Problem a 15 ans de moins que lui et les ambiances évoluent en adéquation avec son époque, sur des BPMs qui oscillent entre des rythmes trap et ratchet (Move Something, Take It Off Your Time). Si les variations de tempo font bien bouger la tête, on pourrait presque regretter certains refrains chantés, pas toujours très efficaces.

Les amateurs de sonorités laid back sont généreusement servis, avec des tracks aux samples soul chaleureux, (Rosecrans, Central Ave), parfois bien grillés aussi (You Are Everything, Straight to The City), ou riches et enveloppants, comme ce Chachi’s Ride qui pourrait faire penser à une balade de Devin The Dude. Les curieux écouteront le bonus caché, au refrain autotuné pas forcément indispensable.

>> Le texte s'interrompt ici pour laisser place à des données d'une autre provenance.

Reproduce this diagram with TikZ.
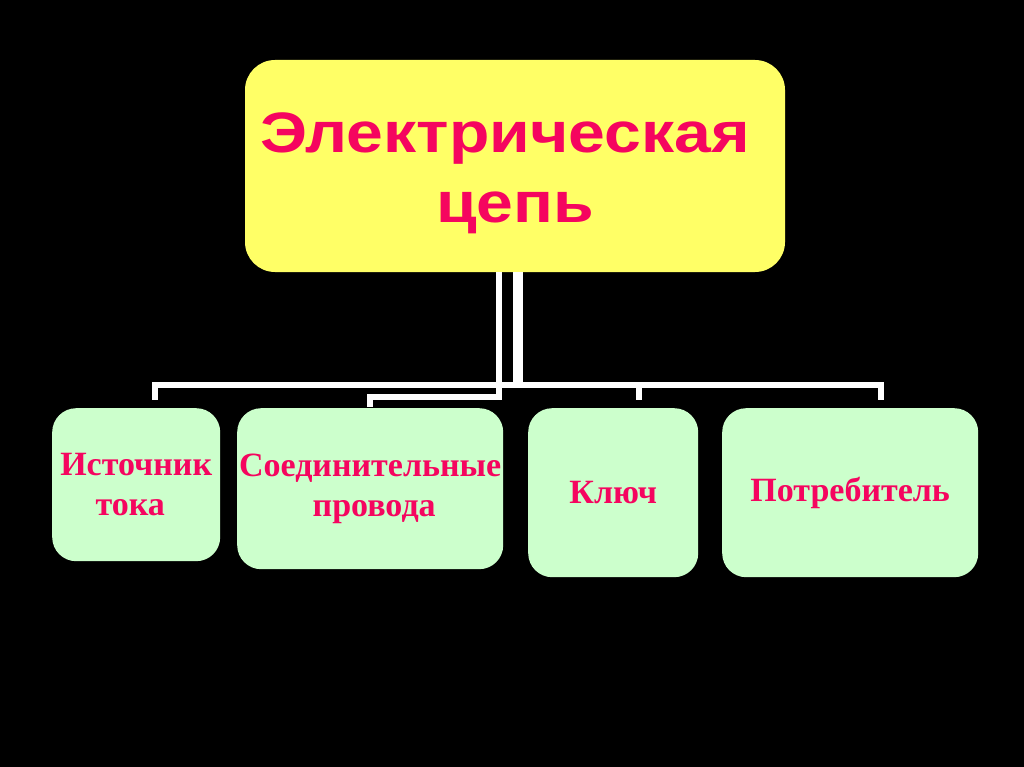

Le flow technique de Problem contraste avec le rap élastique de Quik, leur association au micro est efficace, et on sent une vraie émulation pendant les séances. Les thèmes abordés restent classiques, entre odes à Compton, références aux Bloods, messages subtils à la gente féminine, allusions à la bonne vie (weed, fête, ride…). Rien de révolutionnaire, mais le ton reste plutôt enjoué et convivial : ce n’est pas la bande son idéale pour se préparer à monter sur un ring, mais plutôt, et comme quasiment systématiquement avec DJ Quik, pour ambiancer un barbecue ensoleillé en bonne compagnie.

Malgré quelques petits défauts, Rosecrans fonctionne très bien. Il fait bonne figure dans la copieuse discographie de DJ Quik et devrait renforcer la progression de Problem sur l’échiquier du rap jeu.